Exercise requirements.
Output an exact reproduction of the data.

Recorded information.
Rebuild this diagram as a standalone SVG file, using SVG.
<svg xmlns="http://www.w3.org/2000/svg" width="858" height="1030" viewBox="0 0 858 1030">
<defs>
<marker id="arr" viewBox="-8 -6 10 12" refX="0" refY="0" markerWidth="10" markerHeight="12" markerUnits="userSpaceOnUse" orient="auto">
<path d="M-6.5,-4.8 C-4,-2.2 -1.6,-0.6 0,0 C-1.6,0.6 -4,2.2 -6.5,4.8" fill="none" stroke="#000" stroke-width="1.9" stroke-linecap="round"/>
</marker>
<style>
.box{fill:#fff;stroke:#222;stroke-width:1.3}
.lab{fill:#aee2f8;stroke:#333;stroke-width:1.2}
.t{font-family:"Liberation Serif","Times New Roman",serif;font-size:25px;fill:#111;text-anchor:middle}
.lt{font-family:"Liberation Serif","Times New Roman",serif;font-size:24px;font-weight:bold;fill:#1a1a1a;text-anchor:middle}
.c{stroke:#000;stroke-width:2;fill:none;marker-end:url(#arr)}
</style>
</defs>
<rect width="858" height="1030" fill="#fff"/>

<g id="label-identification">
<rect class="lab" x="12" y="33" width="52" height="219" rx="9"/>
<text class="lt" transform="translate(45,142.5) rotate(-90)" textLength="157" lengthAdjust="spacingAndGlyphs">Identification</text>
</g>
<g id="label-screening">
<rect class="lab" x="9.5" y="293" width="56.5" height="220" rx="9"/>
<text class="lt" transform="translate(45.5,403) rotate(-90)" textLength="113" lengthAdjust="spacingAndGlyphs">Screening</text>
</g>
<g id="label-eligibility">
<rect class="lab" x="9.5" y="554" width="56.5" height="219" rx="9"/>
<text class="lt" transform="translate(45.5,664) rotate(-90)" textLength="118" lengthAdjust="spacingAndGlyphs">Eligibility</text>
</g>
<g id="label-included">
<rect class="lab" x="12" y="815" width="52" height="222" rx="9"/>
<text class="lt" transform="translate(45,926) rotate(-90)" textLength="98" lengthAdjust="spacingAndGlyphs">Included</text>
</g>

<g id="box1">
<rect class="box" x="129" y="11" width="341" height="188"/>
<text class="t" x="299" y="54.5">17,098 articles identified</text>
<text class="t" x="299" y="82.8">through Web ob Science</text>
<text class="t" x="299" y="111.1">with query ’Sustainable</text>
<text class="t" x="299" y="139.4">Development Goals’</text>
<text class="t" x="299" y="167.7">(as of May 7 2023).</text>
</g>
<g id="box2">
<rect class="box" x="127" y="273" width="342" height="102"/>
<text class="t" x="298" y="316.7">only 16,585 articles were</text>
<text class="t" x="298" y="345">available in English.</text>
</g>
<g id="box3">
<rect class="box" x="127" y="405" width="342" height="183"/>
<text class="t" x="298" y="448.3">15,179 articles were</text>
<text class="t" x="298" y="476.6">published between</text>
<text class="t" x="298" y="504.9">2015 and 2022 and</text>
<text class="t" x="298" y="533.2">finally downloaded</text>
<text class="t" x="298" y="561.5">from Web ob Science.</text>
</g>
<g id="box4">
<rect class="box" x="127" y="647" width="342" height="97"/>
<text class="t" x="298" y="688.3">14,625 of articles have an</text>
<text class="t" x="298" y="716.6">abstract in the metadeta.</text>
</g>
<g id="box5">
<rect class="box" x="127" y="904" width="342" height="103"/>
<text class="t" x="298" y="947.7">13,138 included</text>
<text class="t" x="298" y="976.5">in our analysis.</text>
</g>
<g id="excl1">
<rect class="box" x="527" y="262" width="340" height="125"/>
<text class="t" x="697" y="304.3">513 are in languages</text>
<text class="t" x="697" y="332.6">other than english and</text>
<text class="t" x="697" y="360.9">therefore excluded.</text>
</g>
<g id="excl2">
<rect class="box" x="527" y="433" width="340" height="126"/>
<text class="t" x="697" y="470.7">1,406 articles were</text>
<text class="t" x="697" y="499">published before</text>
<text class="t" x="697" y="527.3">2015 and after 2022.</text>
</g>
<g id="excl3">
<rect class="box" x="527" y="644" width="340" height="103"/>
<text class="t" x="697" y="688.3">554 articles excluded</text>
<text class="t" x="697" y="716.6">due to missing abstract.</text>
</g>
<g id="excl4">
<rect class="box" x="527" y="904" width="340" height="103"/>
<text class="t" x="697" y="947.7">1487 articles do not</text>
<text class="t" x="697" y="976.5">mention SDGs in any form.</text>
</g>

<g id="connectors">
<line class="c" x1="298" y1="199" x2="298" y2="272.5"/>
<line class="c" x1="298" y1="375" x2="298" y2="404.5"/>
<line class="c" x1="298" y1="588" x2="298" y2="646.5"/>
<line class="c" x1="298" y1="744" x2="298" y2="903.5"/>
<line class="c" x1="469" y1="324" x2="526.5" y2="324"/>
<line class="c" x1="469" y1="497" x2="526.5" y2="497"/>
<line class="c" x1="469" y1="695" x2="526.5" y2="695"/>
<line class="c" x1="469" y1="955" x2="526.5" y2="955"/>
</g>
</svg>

In response.
Rebuild this diagram as a standalone SVG file, using SVG.
<svg xmlns="http://www.w3.org/2000/svg" width="858" height="1030" viewBox="0 0 858 1030">
<defs>
<marker id="arr" viewBox="-8 -6 10 12" refX="0" refY="0" markerWidth="10" markerHeight="12" markerUnits="userSpaceOnUse" orient="auto">
<path d="M-6.5,-4.8 C-4,-2.2 -1.6,-0.6 0,0 C-1.6,0.6 -4,2.2 -6.5,4.8" fill="none" stroke="#000" stroke-width="1.9" stroke-linecap="round"/>
</marker>
<style>
.box{fill:#fff;stroke:#222;stroke-width:1.3}
.lab{fill:#aee2f8;stroke:#333;stroke-width:1.2}
.t{font-family:"Liberation Serif","Times New Roman",serif;font-size:25px;fill:#111;text-anchor:middle}
.lt{font-family:"Liberation Serif","Times New Roman",serif;font-size:24px;font-weight:bold;fill:#1a1a1a;text-anchor:middle}
.c{stroke:#000;stroke-width:2;fill:none;marker-end:url(#arr)}
</style>
</defs>
<rect width="858" height="1030" fill="#fff"/>

<g id="label-identification">
<rect class="lab" x="12" y="33" width="52" height="219" rx="9"/>
<text class="lt" transform="translate(45,142.5) rotate(-90)" textLength="157" lengthAdjust="spacingAndGlyphs">Identification</text>
</g>
<g id="label-screening">
<rect class="lab" x="9.5" y="293" width="56.5" height="220" rx="9"/>
<text class="lt" transform="translate(45.5,403) rotate(-90)" textLength="113" lengthAdjust="spacingAndGlyphs">Screening</text>
</g>
<g id="label-eligibility">
<rect class="lab" x="9.5" y="554" width="56.5" height="219" rx="9"/>
<text class="lt" transform="translate(45.5,664) rotate(-90)" textLength="118" lengthAdjust="spacingAndGlyphs">Eligibility</text>
</g>
<g id="label-included">
<rect class="lab" x="12" y="815" width="52" height="222" rx="9"/>
<text class="lt" transform="translate(45,926) rotate(-90)" textLength="98" lengthAdjust="spacingAndGlyphs">Included</text>
</g>

<g id="box1">
<rect class="box" x="129" y="11" width="341" height="188"/>
<text class="t" x="299" y="54.5">17,098 articles identified</text>
<text class="t" x="299" y="82.8">through Web ob Science</text>
<text class="t" x="299" y="111.1">with query ’Sustainable</text>
<text class="t" x="299" y="139.4">Development Goals’</text>
<text class="t" x="299" y="167.7">(as of May 7 2023).</text>
</g>
<g id="box2">
<rect class="box" x="127" y="273" width="342" height="102"/>
<text class="t" x="298" y="316.7">only 16,585 articles were</text>
<text class="t" x="298" y="345">available in English.</text>
</g>
<g id="box3">
<rect class="box" x="127" y="405" width="342" height="183"/>
<text class="t" x="298" y="448.3">15,179 articles were</text>
<text class="t" x="298" y="476.6">published between</text>
<text class="t" x="298" y="504.9">2015 and 2022 and</text>
<text class="t" x="298" y="533.2">finally downloaded</text>
<text class="t" x="298" y="561.5">from Web ob Science.</text>
</g>
<g id="box4">
<rect class="box" x="127" y="647" width="342" height="97"/>
<text class="t" x="298" y="688.3">14,625 of articles have an</text>
<text class="t" x="298" y="716.6">abstract in the metadeta.</text>
</g>
<g id="box5">
<rect class="box" x="127" y="904" width="342" height="103"/>
<text class="t" x="298" y="947.7">13,138 included</text>
<text class="t" x="298" y="976.5">in our analysis.</text>
</g>
<g id="excl1">
<rect class="box" x="527" y="262" width="340" height="125"/>
<text class="t" x="697" y="304.3">513 are in languages</text>
<text class="t" x="697" y="332.6">other than english and</text>
<text class="t" x="697" y="360.9">therefore excluded.</text>
</g>
<g id="excl2">
<rect class="box" x="527" y="433" width="340" height="126"/>
<text class="t" x="697" y="470.7">1,406 articles were</text>
<text class="t" x="697" y="499">published before</text>
<text class="t" x="697" y="527.3">2015 and after 2022.</text>
</g>
<g id="excl3">
<rect class="box" x="527" y="644" width="340" height="103"/>
<text class="t" x="697" y="688.3">554 articles excluded</text>
<text class="t" x="697" y="716.6">due to missing abstract.</text>
</g>
<g id="excl4">
<rect class="box" x="527" y="904" width="340" height="103"/>
<text class="t" x="697" y="947.7">1487 articles do not</text>
<text class="t" x="697" y="976.5">mention SDGs in any form.</text>
</g>

<g id="connectors">
<line class="c" x1="298" y1="199" x2="298" y2="272.5"/>
<line class="c" x1="298" y1="375" x2="298" y2="404.5"/>
<line class="c" x1="298" y1="588" x2="298" y2="646.5"/>
<line class="c" x1="298" y1="744" x2="298" y2="903.5"/>
<line class="c" x1="469" y1="324" x2="526.5" y2="324"/>
<line class="c" x1="469" y1="497" x2="526.5" y2="497"/>
<line class="c" x1="469" y1="695" x2="526.5" y2="695"/>
<line class="c" x1="469" y1="955" x2="526.5" y2="955"/>
</g>
</svg>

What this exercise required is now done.